Early xStat Overperformers: Pitchers
José Berríos, SP, TOR
No high-profile SP has been helped more by batted ball luck than José Berríos. If you were told only that he was outperforming his expectations and were given a 4.13 ERA, .475 SLG, and .287 BA nobody would fault you for thinking those were the xStats and the actual numbers were better. Unfortunately, those are the real numbers. His xStats are so much worse, it’s nearly unbelievable. An xBA of .334, xSLG of .690, and xERA of 8.20 are the stuff of nightmares.
Some of the underlying skills are equally ugly. Berríos currently sports an anemic 7.5 K/9, which would be the worst HR/9 (1.50) of his past six seasons and the lowest GB% (28.7%) of his career.

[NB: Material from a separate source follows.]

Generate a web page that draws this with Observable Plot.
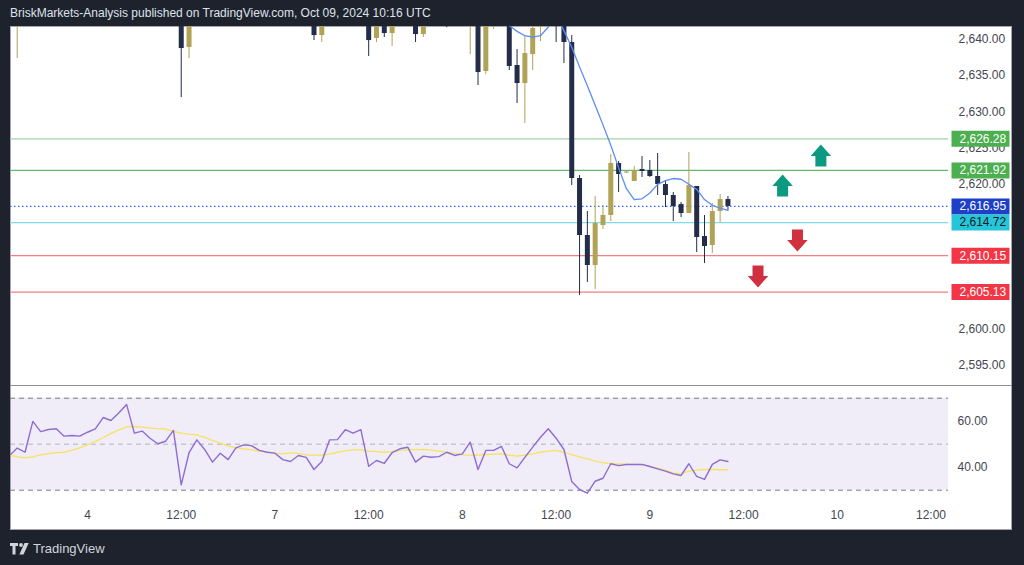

Berríos is giving up a TON of hard contact (93.1 EV, 14.8% barrel rate, 53.1% hard-hit) and has been lucky the ERA hasn’t broken through the earth’s atmosphere. But if we have learned from Monty Python’s Life of Brian to always look on the bright side of life, it’s easy to imagine the worst is behind him.
For his career, Berríos has been so reliably consistent (and really, that’s what he was drafted for) that he deserves the benefit of the doubt for these early-season struggles. There’s nothing egregiously different about his velocity, pitch mix, HR/FB rate, swinging strike rate, etc. to think he’s suddenly trash at age 27. Sometimes, a rough patch is just a rough patch. As that ground ball rate regresses to career norms and the ball stays in the park more often, Berríos should begin looking more and more like his old self. That he survived such an awful start with an ERA of 4.13 and two wins is hopefully evidence not all hope is lost and Berríos will return value near his draft-day cost. He’s clearly worth holding based on talent and draft capital alone and he would make for an intriguing buy-low candidate in trade.
Zack Greinke, SP, KC
Zack Greinke may be back in Kansas City, but as he approaches the end of his admirable career, he’s no longer the pitcher he once was when he won the AL Cy Young award in 2009. Only extreme control (0.96 BB/9!) and batted ball luck are helping produce the early season mirage that Greinke is having some kind of renaissance season, and the expected stats back that up. His 2.25 K/9 (seriously) and 45.3% hard-hit rate mean he’s allowing a lot of batted balls in play at 95+ mph, hence the bloated xSLG of .536 and xBA of .325. Greinke is still adept at limiting barrels, but the margin for error with an average fastball velocity around 88.5 is so thin that the results could turn ugly fast once regression hits. See Kyle Hendricks.
If you have Greinke on your roster right now, it’s a great time to offer him up to any teams desperate for starting pitching. He has the name brand and surface stats that someone may take the bait. To be fair to Zack, he possesses the pitching IQ and command to avoid total implosion and maybe continue to provide some value as a streamer in favorable matchups, but gone are the days of Greinke as a set-and-forget fixture in a fantasy lineup. Don’t be afraid to move on if his good fortune begins to fail. Even if you never roster Greinke at all in 2022 though, he’s worth following as he could achieve something rather historic:
The last time a qualifying pitcher had a HR/9 and a SO/9 of 2.25 and 0.65, or less, was in 1972. Before that, you had to go to the 40s.